INSTRUCTIONS FOR THE TASK.
Omit all images, then repeat exactly the lines below from the one containing "Write a component" through the one containing "const simulated = [61.8, 67.2, 74.4, 79.9, 85.6, 88.2, 92.4];", both ends included.
<<<<
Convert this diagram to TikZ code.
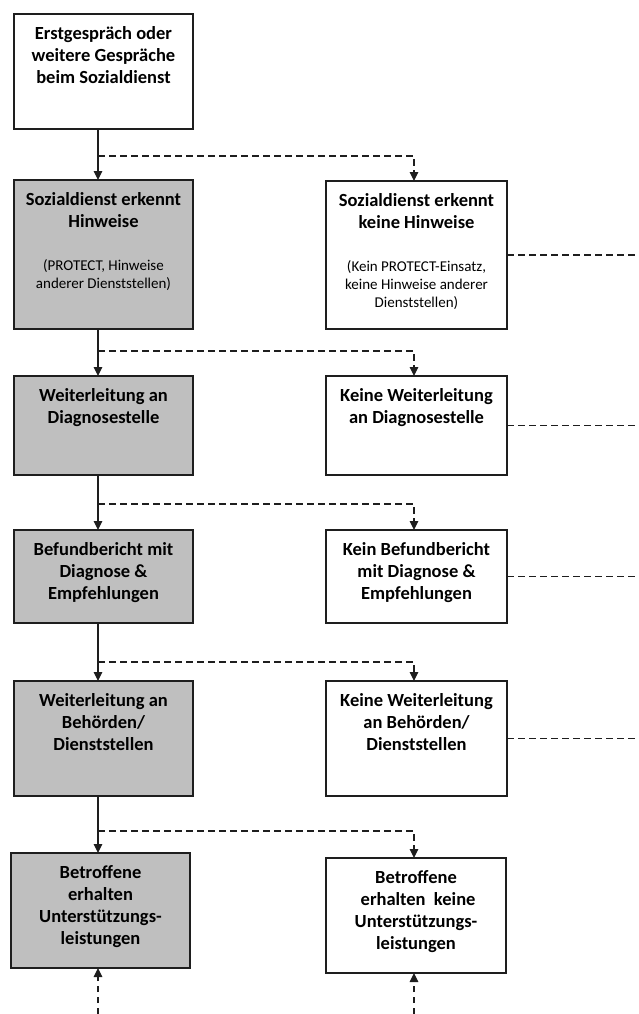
\documentclass[tikz,border=0pt]{standalone}
\usepackage{fontspec}
\setmainfont{Carlito}
\usetikzlibrary{arrows.meta}
\definecolor{boxgray}{HTML}{BFBFBF}
\definecolor{ink}{HTML}{1E1E1E}

\begin{document}
\begin{tikzpicture}[x=1pt,y=-1pt,
  box/.style={draw=ink, line width=1.2pt, inner sep=0pt, outer sep=0pt, minimum width=179pt},
  grey/.style={box, fill=boxgray},
  plain/.style={box, fill=white},
  head/.style={anchor=north, align=center, inner sep=0pt, text=black,
    font=\fontsize{18.5}{22}\selectfont\bfseries},
  note/.style={anchor=north, align=center, inner sep=0pt, text=black,
    font=\fontsize{15}{18.3}\selectfont},
  flow/.style={draw=ink, line width=1.2pt, -{Triangle[width=8.5pt,length=9pt]}},
  alt/.style={draw=ink, line width=1.1pt, dash pattern=on 6.5pt off 4.5pt,
    -{Triangle[width=8.5pt,length=9pt]}},
  stub/.style={draw=ink, line width=1.1pt, dash pattern=on 6.5pt off 4.5pt}]

\useasboundingbox (0,0) rectangle (638,1014);
\fill[white] (0,0) rectangle (638,1014);

% guide coordinates: left and right arrow columns, right edge, bottom edge
\coordinate (L) at (98,0);
\coordinate (R) at (414,0);
\coordinate (E) at (638,0);
\coordinate (B) at (0,1014);
% branching points of the dashed alternatives
\coordinate (d1) at (98,156);
\coordinate (d2) at (98,351);
\coordinate (d3) at (98,504);
\coordinate (d4) at (98,662);
\coordinate (d5) at (98,831);

% boxes
\node[plain, minimum height=115pt] (b0) at (103.5,71.5) {};
\node[grey, minimum height=149pt] (b1) at (103.5,254.5) {};
\node[plain, minimum width=181pt, minimum height=148pt] (r1) at (416.5,255) {};
\node[grey, minimum height=99pt] (b2) at (103.5,425.5) {};
\node[plain, minimum width=181pt, minimum height=99pt] (r2) at (416.5,425.5) {};
\node[grey, minimum height=93pt] (b3) at (103.5,576.5) {};
\node[plain, minimum width=181pt, minimum height=93pt] (r3) at (416.5,576.5) {};
\node[grey, minimum height=115pt] (b4) at (103.5,738.5) {};
\node[plain, minimum width=181pt, minimum height=115pt] (r4) at (416.5,738.5) {};
\node[grey, minimum height=115pt] (b5) at (100.5,910.5) {};
\node[plain, minimum width=180pt, minimum height=115pt] (r5) at (416,915.5) {};

% box texts
\node[head] (t0) at ([yshift=-12.5pt]b0.north) {Erstgespräch oder\\weitere Gespräche\\beim Sozialdienst};
\node[head] (t1) at ([yshift=-12.5pt]b1.north) {Sozialdienst erkennt\\Hinweise};
\node[note] (n1) at ([yshift=-79pt]b1.north) {(PROTECT, Hinweise\\anderer Dienststellen)};
\node[head] (u1) at ([yshift=-12.5pt]r1.north) {Sozialdienst erkennt\\keine Hinweise};
\node[note] (m1) at ([yshift=-79pt]r1.north) {(Kein PROTECT-Einsatz,\\keine Hinweise anderer\\Dienststellen)};
\node[head] (t2) at ([yshift=-12.5pt]b2.north) {Weiterleitung an\\Diagnosestelle};
\node[head] (u2) at ([yshift=-12.5pt]r2.north) {Keine Weiterleitung\\an Diagnosestelle};
\node[head] (t3) at ([yshift=-12.5pt]b3.north) {Befundbericht mit\\Diagnose \&\\Empfehlungen};
\node[head] (u3) at ([yshift=-12.5pt]r3.north) {Kein Befundbericht\\mit Diagnose \&\\Empfehlungen};
\node[head] (t4) at ([yshift=-12.5pt]b4.north) {Weiterleitung an\\Behörden/\\Dienststellen};
\node[head] (u4) at ([yshift=-12.5pt]r4.north) {Keine Weiterleitung\\an Behörden/\\Dienststellen};
\node[head] (t5) at ([yshift=-12.5pt]b5.north) {Betroffene\\erhalten\\Unterstützungs-\\leistungen};
\node[head] (u5) at ([yshift=-12.5pt]r5.north) {Betroffene\\\ erhalten\ \ keine\\Unterstützungs-\\leistungen};

% main path
\draw[flow] (b0.south -| L) -- (b1.north -| L);
\draw[flow] (b1.south -| L) -- (b2.north -| L);
\draw[flow] (b2.south -| L) -- (b3.north -| L);
\draw[flow] (b3.south -| L) -- (b4.north -| L);
\draw[flow] (b4.south -| L) -- (b5.north -| L);

% alternative path
\draw[alt] (d1) -| (r1.north -| R);
\draw[alt] (d2) -| (r2.north -| R);
\draw[alt] (d3) -| (r3.north -| R);
\draw[alt] (d4) -| (r4.north -| R);
\draw[alt] (d5) -| (r5.north -| R);

% dashed exits to the right
\draw[stub] (r1.east) -- (r1.east -| E);
\draw[stub] (r2.east) -- (r2.east -| E);
\draw[stub] (r3.east) -- (r3.east -| E);
\draw[stub] (r4.east) -- (r4.east -| E);

% dashed entries from below
\draw[alt] (B -| L) -- (b5.south -| L);
\draw[alt] (B -| R) -- (r5.south -| R);
\end{tikzpicture}
\end{document}
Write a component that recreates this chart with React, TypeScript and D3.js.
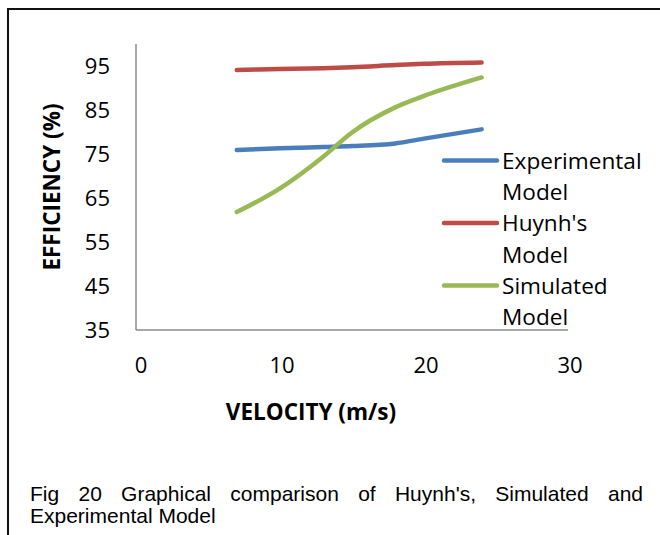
import React, { useEffect, useRef } from 'react';
import * as d3 from 'd3';

// values
const velocity = [7, 10, 13, 15, 18, 20, 24];
const experimental = [75.9, 76.3, 76.6, 76.8, 77.4, 78.5, 80.6];
const huynh = [94.1, 94.3, 94.5, 94.7, 95.2, 95.5, 95.8];
const simulated = [61.8, 67.2, 74.4, 79.9, 85.6, 88.2, 92.4];

const seriesNames = ["Experimental Model", "Huynh's Model", "Simulated Model"];
const seriesColors = ['#4a7ebb', '#be4b48', '#98b954'];
const xTicks = [0, 10, 20, 30];
const yTicks = [35, 45, 55, 65, 75, 85, 95];
const captionLines = ["Fig 20 Graphical comparison of Huynh's, Simulated and", 'Experimental Model'];

const FONT = "'Open Sans', sans-serif";
const CAPTION_FONT = "'Liberation Sans', Arial, sans-serif";

function App() {
    const svgRef = useRef<SVGSVGElement>(null);

    useEffect(() => {
        const svg = d3.select(svgRef.current);
        svg.selectAll('*').remove();

        const x = d3.scaleLinear().domain([0, 30]).range([136, 568]);
        const y = d3.scaleLinear().domain([35, 100]).range([330, 44]);

        // outer frame (only top and left edges are visible)
        svg.append('path')
            .attr('d', 'M8,540 L8,9 L665,9')
            .attr('fill', 'none')
            .attr('stroke', '#111')
            .attr('stroke-width', 2);

        // axes lines, no tick marks
        svg.append('line')
            .attr('x1', x(0)).attr('x2', x(0))
            .attr('y1', y(100)).attr('y2', y(35))
            .attr('stroke', '#8c8c8c').attr('stroke-width', 1.5);
        svg.append('line')
            .attr('x1', x(0)).attr('x2', x(30))
            .attr('y1', y(35)).attr('y2', y(35))
            .attr('stroke', '#8c8c8c').attr('stroke-width', 1.5);

        svg.append('g').selectAll('text')
            .data(yTicks)
            .enter()
            .append('text')
            .attr('x', 110)
            .attr('y', d => y(d))
            .attr('dy', '0.36em')
            .attr('text-anchor', 'end')
            .attr('font-family', FONT)
            .attr('font-size', 22)
            .attr('fill', '#000')
            .text(d => d);

        svg.append('g').selectAll('text')
            .data(xTicks)
            .enter()
            .append('text')
            .attr('x', d => x(d) + (d === 0 ? 5 : 2))
            .attr('y', 365)
            .attr('dy', '0.36em')
            .attr('text-anchor', 'middle')
            .attr('font-family', FONT)
            .attr('font-size', 22)
            .attr('fill', '#000')
            .text(d => d);

        // axis titles
        svg.append('text')
            .attr('transform', 'translate(52,187) rotate(-90)')
            .attr('dy', '0.36em')
            .attr('text-anchor', 'middle')
            .attr('font-family', FONT)
            .attr('font-size', 22.5)
            .attr('font-weight', 'bold')
            .text('EFFICIENCY (%)');

        svg.append('text')
            .attr('x', 311)
            .attr('y', 412)
            .attr('dy', '0.36em')
            .attr('text-anchor', 'middle')
            .attr('font-family', FONT)
            .attr('font-size', 22.5)
            .attr('font-weight', 'bold')
            .text('VELOCITY (m/s)');

        // series lines, smoothed
        const allSeries = [experimental, huynh, simulated];
        const line = d3.line<number>()
            .x((d, i) => x(velocity[i]))
            .y(d => y(d))
            .curve(d3.curveMonotoneX);

        allSeries.forEach((vals, i) => {
            svg.append('path')
                .attr('d', line(vals))
                .attr('fill', 'none')
                .attr('stroke', seriesColors[i])
                .attr('stroke-width', 4.5)
                .attr('stroke-linecap', 'round')
                .attr('stroke-linejoin', 'round');
        });

        // legend, each name wrapped over two lines
        const legend = svg.append('g');
        seriesNames.forEach((name, i) => {
            const cy = 160.5 + i * 62.5;
            legend.append('line')
                .attr('x1', 444).attr('x2', 497)
                .attr('y1', cy).attr('y2', cy)
                .attr('stroke', seriesColors[i])
                .attr('stroke-width', 4.5)
                .attr('stroke-linecap', 'round');
            const words = name.split(' ');
            const t = legend.append('text')
                .attr('font-family', FONT)
                .attr('font-size', 22.6)
                .attr('fill', '#000');
            t.append('tspan').attr('x', 502).attr('y', cy).attr('dy', '0.36em').text(words[0]);
            t.append('tspan').attr('x', 502).attr('y', cy + 31.5).attr('dy', '0.36em').text(words[1]);
        });

        // caption, first line justified
        const left = 30, right = 643;
        captionLines.forEach((txt, li) => {
            const baseY = 501 + li * 22;
            if (li === 0) {
                const words = txt.split(' ');
                const nodes = words.map(w => svg.append('text')
                    .attr('y', baseY)
                    .attr('font-family', CAPTION_FONT)
                    .attr('font-size', 21)
                    .attr('fill', '#000')
                    .text(w));
                const widths = nodes.map(n => (n.node() as SVGTextElement).getComputedTextLength());
                const gap = (right - left - d3.sum(widths)) / (words.length - 1);
                let cx = left;
                nodes.forEach((n, k) => {
                    n.attr('x', cx);
                    cx += widths[k] + gap;
                });
            } else {
                svg.append('text')
                    .attr('x', left)
                    .attr('y', baseY)
                    .attr('font-family', CAPTION_FONT)
                    .attr('font-size', 21)
                    .attr('fill', '#000')
                    .text(txt);
            }
        });
    }, []);

    return (
        <svg ref={svgRef} width={660} height={535}
            style={{ position: 'absolute', left: 0, top: 0, background: '#fff' }} />
    );
}

export default App;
>>>>
TASK RESPONSE.
Write a component that recreates this chart with React, TypeScript and D3.js.
import React, { useEffect, useRef } from 'react';
import * as d3 from 'd3';

// values
const velocity = [7, 10, 13, 15, 18, 20, 24];
const experimental = [75.9, 76.3, 76.6, 76.8, 77.4, 78.5, 80.6];
const huynh = [94.1, 94.3, 94.5, 94.7, 95.2, 95.5, 95.8];
const simulated = [61.8, 67.2, 74.4, 79.9, 85.6, 88.2, 92.4];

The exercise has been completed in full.